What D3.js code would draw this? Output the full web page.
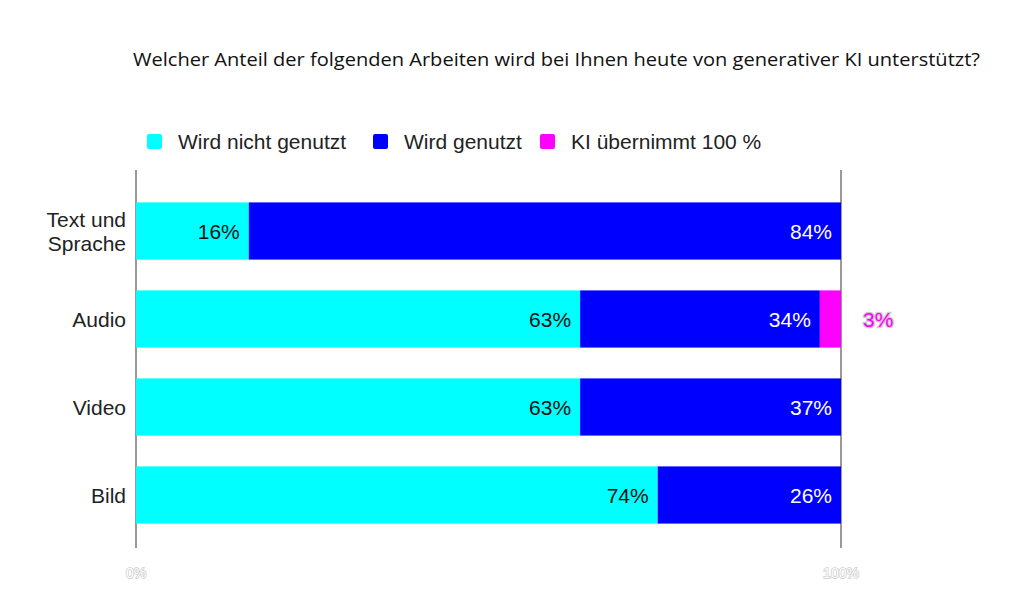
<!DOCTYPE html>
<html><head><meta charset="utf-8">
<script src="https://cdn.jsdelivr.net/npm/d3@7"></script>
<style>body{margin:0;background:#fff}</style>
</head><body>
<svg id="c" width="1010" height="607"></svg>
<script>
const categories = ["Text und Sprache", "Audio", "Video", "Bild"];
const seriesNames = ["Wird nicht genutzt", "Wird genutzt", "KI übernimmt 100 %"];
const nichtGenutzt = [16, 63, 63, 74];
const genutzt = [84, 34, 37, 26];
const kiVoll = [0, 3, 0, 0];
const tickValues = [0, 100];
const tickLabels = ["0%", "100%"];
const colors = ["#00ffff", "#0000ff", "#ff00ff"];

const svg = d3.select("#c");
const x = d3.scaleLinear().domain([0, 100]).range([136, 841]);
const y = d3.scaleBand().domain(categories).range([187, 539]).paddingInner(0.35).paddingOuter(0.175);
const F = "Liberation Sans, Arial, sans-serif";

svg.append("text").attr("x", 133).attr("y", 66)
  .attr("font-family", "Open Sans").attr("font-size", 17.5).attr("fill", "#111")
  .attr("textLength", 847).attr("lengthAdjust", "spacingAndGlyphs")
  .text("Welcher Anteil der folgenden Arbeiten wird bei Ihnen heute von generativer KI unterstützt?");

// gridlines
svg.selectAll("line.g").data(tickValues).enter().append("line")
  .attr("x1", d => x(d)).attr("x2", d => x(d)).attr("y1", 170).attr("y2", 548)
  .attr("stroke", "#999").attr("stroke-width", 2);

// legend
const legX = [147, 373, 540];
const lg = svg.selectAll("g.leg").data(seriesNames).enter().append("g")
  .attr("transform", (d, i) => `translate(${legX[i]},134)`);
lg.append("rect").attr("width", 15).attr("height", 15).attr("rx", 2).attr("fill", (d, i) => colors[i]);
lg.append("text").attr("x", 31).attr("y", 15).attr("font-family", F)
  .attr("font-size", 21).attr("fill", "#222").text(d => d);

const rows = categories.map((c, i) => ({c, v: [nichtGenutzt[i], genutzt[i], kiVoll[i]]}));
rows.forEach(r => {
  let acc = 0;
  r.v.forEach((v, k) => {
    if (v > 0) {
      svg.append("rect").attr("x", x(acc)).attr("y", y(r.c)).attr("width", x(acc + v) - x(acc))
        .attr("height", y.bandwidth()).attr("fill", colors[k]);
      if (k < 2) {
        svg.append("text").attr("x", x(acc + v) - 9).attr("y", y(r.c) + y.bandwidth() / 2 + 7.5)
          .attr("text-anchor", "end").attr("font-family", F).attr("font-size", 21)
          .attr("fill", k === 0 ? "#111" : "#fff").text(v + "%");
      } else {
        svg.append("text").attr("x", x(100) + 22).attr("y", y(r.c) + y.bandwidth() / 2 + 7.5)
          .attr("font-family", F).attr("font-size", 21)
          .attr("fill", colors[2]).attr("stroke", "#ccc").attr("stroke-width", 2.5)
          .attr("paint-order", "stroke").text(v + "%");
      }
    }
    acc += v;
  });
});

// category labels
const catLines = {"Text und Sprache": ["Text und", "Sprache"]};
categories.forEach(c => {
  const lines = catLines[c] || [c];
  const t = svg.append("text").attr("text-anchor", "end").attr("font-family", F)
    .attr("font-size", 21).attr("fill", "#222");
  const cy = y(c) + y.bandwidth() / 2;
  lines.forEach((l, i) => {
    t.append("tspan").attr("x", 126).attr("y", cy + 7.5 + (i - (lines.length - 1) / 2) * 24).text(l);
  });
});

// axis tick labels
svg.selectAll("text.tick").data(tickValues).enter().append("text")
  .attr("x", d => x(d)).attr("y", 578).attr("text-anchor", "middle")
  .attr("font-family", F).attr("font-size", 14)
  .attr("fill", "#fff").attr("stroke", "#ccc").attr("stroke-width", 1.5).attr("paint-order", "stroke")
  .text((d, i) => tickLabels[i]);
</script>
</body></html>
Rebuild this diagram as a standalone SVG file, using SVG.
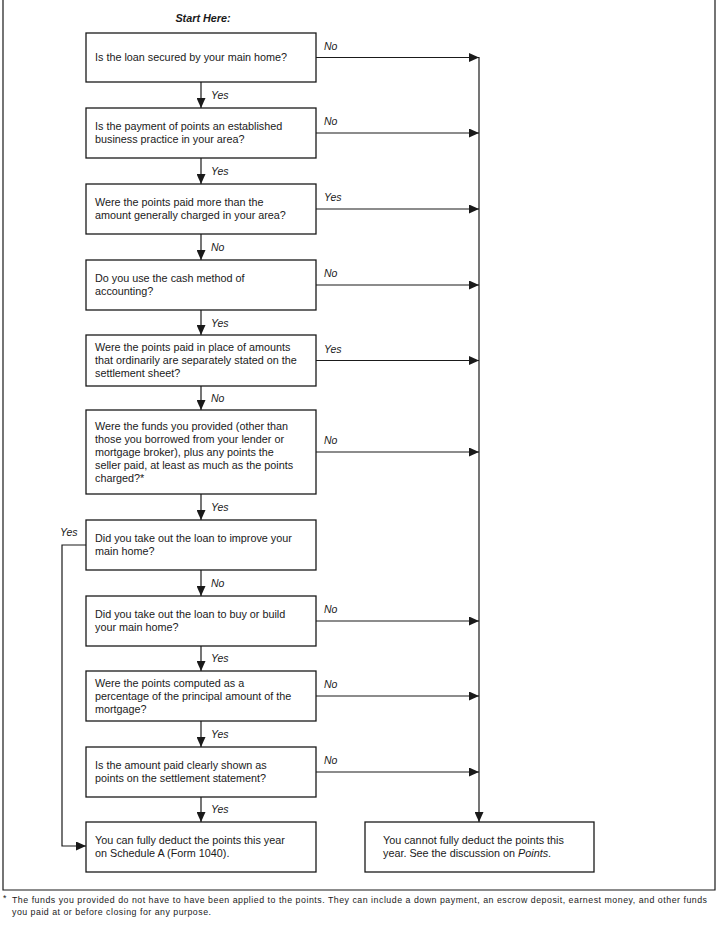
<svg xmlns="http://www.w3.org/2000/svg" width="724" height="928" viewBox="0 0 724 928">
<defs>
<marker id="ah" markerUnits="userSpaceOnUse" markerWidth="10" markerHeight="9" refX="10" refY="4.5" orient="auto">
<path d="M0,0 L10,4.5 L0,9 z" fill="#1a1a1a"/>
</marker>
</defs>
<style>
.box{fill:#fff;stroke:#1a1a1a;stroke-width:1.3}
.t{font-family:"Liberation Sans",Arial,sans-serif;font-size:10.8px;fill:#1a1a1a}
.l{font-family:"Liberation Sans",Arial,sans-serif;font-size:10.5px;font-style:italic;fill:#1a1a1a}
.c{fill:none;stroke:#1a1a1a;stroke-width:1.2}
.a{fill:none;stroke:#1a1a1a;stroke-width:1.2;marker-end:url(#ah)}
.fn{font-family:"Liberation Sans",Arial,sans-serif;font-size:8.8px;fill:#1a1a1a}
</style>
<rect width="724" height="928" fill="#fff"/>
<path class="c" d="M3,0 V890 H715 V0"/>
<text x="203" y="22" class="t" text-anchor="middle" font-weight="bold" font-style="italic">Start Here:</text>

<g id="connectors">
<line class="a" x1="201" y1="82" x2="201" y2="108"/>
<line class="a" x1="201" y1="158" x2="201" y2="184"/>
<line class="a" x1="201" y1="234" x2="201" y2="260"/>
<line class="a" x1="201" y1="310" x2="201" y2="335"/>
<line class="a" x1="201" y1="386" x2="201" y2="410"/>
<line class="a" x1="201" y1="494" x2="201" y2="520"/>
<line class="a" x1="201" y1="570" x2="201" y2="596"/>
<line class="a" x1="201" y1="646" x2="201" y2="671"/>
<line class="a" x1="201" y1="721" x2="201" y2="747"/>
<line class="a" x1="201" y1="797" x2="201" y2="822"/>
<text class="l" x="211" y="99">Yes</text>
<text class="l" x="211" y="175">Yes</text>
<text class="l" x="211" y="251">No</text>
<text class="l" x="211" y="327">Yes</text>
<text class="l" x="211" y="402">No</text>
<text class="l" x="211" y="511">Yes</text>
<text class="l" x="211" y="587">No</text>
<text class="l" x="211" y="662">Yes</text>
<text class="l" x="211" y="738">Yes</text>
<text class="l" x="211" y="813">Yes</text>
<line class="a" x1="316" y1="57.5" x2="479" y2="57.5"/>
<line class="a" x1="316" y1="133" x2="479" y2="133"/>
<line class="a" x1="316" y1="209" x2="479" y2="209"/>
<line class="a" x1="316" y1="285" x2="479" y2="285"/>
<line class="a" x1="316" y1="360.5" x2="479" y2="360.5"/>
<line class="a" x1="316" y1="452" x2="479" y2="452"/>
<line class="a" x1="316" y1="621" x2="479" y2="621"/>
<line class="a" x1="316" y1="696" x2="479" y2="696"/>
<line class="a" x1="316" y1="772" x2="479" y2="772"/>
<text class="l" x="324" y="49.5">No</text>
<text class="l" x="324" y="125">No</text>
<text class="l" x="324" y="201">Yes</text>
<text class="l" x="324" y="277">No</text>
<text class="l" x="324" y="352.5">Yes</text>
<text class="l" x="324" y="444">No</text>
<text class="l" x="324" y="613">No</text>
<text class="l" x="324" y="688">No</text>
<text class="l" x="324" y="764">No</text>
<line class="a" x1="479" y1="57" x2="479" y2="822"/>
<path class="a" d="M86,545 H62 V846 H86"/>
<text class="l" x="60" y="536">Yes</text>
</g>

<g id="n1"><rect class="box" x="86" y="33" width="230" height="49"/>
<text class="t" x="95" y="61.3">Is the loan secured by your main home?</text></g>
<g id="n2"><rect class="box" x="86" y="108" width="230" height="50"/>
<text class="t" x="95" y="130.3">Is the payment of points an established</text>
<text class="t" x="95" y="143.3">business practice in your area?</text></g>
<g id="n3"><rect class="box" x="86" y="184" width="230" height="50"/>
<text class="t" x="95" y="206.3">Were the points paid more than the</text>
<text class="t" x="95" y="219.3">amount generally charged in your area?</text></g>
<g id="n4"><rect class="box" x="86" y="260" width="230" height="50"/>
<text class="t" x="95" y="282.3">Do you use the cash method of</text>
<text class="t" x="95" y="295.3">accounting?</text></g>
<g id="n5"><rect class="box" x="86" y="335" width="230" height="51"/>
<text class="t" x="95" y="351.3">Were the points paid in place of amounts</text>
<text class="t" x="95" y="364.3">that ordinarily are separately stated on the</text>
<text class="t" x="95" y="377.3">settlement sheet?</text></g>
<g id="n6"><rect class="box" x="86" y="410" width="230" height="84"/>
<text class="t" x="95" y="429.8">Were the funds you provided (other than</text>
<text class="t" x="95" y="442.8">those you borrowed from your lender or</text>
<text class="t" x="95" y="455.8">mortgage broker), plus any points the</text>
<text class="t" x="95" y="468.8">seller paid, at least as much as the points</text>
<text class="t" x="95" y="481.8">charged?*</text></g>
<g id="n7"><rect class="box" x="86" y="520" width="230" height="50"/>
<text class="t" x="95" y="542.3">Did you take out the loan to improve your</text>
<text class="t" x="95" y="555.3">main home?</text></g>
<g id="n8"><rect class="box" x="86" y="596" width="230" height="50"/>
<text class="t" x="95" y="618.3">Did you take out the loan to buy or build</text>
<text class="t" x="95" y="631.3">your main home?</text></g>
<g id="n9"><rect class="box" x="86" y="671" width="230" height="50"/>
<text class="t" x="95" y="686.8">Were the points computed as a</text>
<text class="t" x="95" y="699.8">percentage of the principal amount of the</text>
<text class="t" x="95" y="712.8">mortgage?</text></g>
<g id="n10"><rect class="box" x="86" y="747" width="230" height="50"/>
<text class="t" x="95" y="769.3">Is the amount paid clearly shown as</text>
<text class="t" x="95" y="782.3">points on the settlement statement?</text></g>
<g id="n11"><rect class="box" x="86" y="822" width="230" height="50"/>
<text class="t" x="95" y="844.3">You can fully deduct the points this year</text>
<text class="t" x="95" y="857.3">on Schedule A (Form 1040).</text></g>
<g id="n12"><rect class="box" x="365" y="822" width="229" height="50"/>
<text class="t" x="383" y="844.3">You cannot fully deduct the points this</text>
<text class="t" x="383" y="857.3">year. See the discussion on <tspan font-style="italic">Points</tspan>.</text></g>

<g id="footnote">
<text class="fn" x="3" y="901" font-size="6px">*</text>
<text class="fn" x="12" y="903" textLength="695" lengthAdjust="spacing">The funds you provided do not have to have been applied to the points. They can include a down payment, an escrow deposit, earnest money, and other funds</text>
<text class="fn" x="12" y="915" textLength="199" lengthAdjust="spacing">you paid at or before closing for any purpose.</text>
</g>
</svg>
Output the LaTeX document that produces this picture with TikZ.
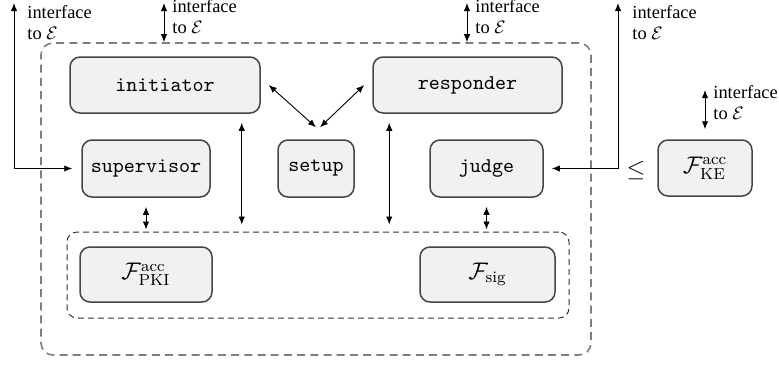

_____

» **Work to be completed**:
Using the records above, copy every line that has the word "this" in it.

» **Complete output**:
What D3.js code would draw this? Output the full web page.
Rebuild this diagram as a standalone SVG file, using SVG.
<text class="t" x="95" y="844.3">You can fully deduct the points this year</text>
<text class="t" x="383" y="844.3">You cannot fully deduct the points this</text>
Output the LaTeX document that produces this picture with TikZ.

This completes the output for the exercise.